Les fenaisons du temps passé n°21




Hadje Fatme, c'est ma chouchoute. Elle est l'emblème des vieilles femmes des villages palestiniens que nous sillonnons chaque jour. Comme beaucoup de paysannes, la vie ne l'a guère épargnée que ce soit sur un plan physique ou sur un plan psychique. Hadje Fatme est usée. Elle se déplace d'une démarche chaloupée à cause de ses jambes qui la font souffrir. Le moindre effort l'essouffle mais c'est toujours avec une grande gentillesse et plaisir, je crois, qu'elle nous reçoit. Elle est vêtue comme à l'accoutumée de son costume traditionnel, une longue robe blanche et un pantalon de toile. Un foulard de couleurs vives lui ceint la taille. Elle ajuste régulièrement d'une main experte son immense voile blanc sur sa tignasse grisonnante et indisciplinée. Assise sous la tonnelle de son jardin, entourée de rosiers, de menthe et de sauge, elle trône au milieu du groupe d'anciens et là, son esprit recouvre la vivacité que son corps a perdue. J'ai oublié de vous dire qu'entre nos premières rencontres avec les femmes d'Azmut et celles d'aujourd'hui, les hommes se sont invités ! C'est dire si les histoires de Hadje Fatme font vibrer l'âme de son village et si chacun désire œuvrer à la reconstruction de la mémoire communautaire.
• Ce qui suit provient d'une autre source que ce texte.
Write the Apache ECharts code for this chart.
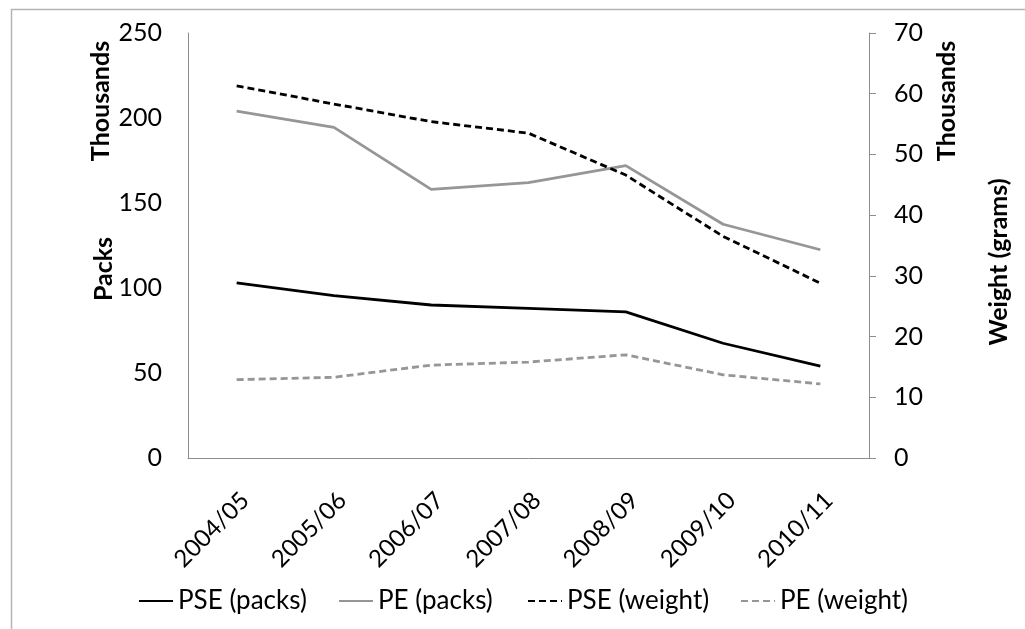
<!DOCTYPE html>
<html>
<head>
<meta charset="utf-8">
<script src="https://cdn.jsdelivr.net/npm/echarts@6/dist/echarts.min.js"></script>
<style>
  html, body { margin: 0; padding: 0; background: #fff; }
  #chart { width: 1025px; height: 629px; }
</style>
</head>
<body>
<div id="chart"></div>
<script>
// Financial years on the category axis
const years = ['2004/05', '2005/06', '2006/07', '2007/08', '2008/09', '2009/10', '2010/11'];

// Packs (thousands) – left axis
const psePacks = [103, 95.5, 90, 88, 86, 67.5, 54];
const pePacks = [204, 194.5, 158, 162, 172, 137.5, 122.5];

// Weight in grams (thousands) – right axis
const pseWeight = [61.3, 58.3, 55.4, 53.5, 46.6, 36.5, 28.8];
const peWeight = [12.9, 13.3, 15.3, 15.8, 17.0, 13.7, 12.2];

const leftTicks = { min: 0, max: 250, step: 50 };
const rightTicks = { min: 0, max: 70, step: 10 };

const seriesNames = ['PSE (packs)', 'PE (packs)', 'PSE (weight)', 'PE (weight)'];

const FONT = 'Lato, "Open Sans", sans-serif';
const AXIS_GREY = '#8c8c8c';
const LINE_GREY = '#969696';
const DASH = [7, 4];

const chart = echarts.init(document.getElementById('chart'), null, { renderer: 'canvas' });

function axisTitle(text, x, y) {
  return {
    type: 'text',
    x: x, y: y,
    rotation: Math.PI / 2,
    style: {
      text: text,
      font: 'bold 25px ' + FONT,
      fill: '#000',
      align: 'center',
      verticalAlign: 'middle'
    }
  };
}

// one legend block per series so each entry sits at its own column
const legendLefts = [138, 338, 527, 740];
const legends = seriesNames.map((name, i) => ({
  left: legendLefts[i],
  top: 588,
  padding: 0,
  itemWidth: 34,
  itemHeight: 14,
  itemStyle: { opacity: 0 },
  textStyle: { fontFamily: FONT, fontSize: 26, color: '#000' },
  data: [name]
}));

function lineSeries(i, axis, data, color, dashed) {
  return {
    name: seriesNames[i], type: 'line', yAxisIndex: axis, data: data,
    symbol: 'none',
    lineStyle: { color: color, width: 2.8, type: dashed ? DASH : 'solid' },
    itemStyle: { color: color }
  };
}

chart.setOption({
  animation: false,
  backgroundColor: '#fff',
  grid: { left: 188, right: 156, top: 33, bottom: 171, containLabel: false },
  graphic: [
    {
      type: 'rect',
      shape: { x: 11.5, y: 9.5, width: 1100, height: 700 },
      style: { fill: 'none', stroke: '#b4b4b4', lineWidth: 1.5 },
      silent: true
    },
    axisTitle('Thousands', 101, 101),
    axisTitle('Packs', 104, 269),
    axisTitle('Thousands', 947, 101),
    axisTitle('Weight (grams)', 999, 262)
  ],
  legend: legends,
  xAxis: {
    type: 'category',
    data: years,
    boundaryGap: true,
    axisLine: { lineStyle: { color: AXIS_GREY, width: 1 } },
    axisTick: { alignWithLabel: true, inside: true, length: 6, lineStyle: { color: AXIS_GREY } },
    axisLabel: {
      rotate: 45, margin: 30, verticalAlign: 'top',
      fontFamily: FONT, fontSize: 24, color: '#000'
    },
    splitLine: { show: false }
  },
  yAxis: [
    {
      type: 'value',
      min: leftTicks.min, max: leftTicks.max, interval: leftTicks.step,
      axisLine: { show: true, lineStyle: { color: AXIS_GREY, width: 1 } },
      axisTick: { show: false },
      axisLabel: { margin: 26, padding: [6, 0, 0, 0], fontFamily: FONT, fontSize: 25, color: '#000' },
      splitLine: { show: false }
    },
    {
      type: 'value',
      position: 'right',
      min: rightTicks.min, max: rightTicks.max, interval: rightTicks.step,
      axisLine: { show: true, lineStyle: { color: AXIS_GREY, width: 1 } },
      axisTick: { show: true, length: 7, lineStyle: { color: AXIS_GREY } },
      axisLabel: { margin: 25, padding: [4, 0, 0, 0], fontFamily: FONT, fontSize: 25, color: '#000' },
      splitLine: { show: false }
    }
  ],
  series: [
    lineSeries(0, 0, psePacks, '#000', false),
    lineSeries(1, 0, pePacks, LINE_GREY, false),
    lineSeries(2, 1, pseWeight, '#000', true),
    lineSeries(3, 1, peWeight, LINE_GREY, true)
  ]
});
</script>
</body>
</html>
Ce matin, le cercle d'anciens est restreint mais nous connaissons la musique … Notre rencontre étant fixée à 10 h, les curieux vont aller et venir toute la matinée pour affluer vers midi. Rasmi, Mazouz et Ahmed sont là ainsi que Hadje Kherie et Mouna, la fille de Hadje Fatme. Nous pouvons commencer. Tous sont d'Azmut depuis plusieurs générations, c'est dire si leur terre ils la connaissent.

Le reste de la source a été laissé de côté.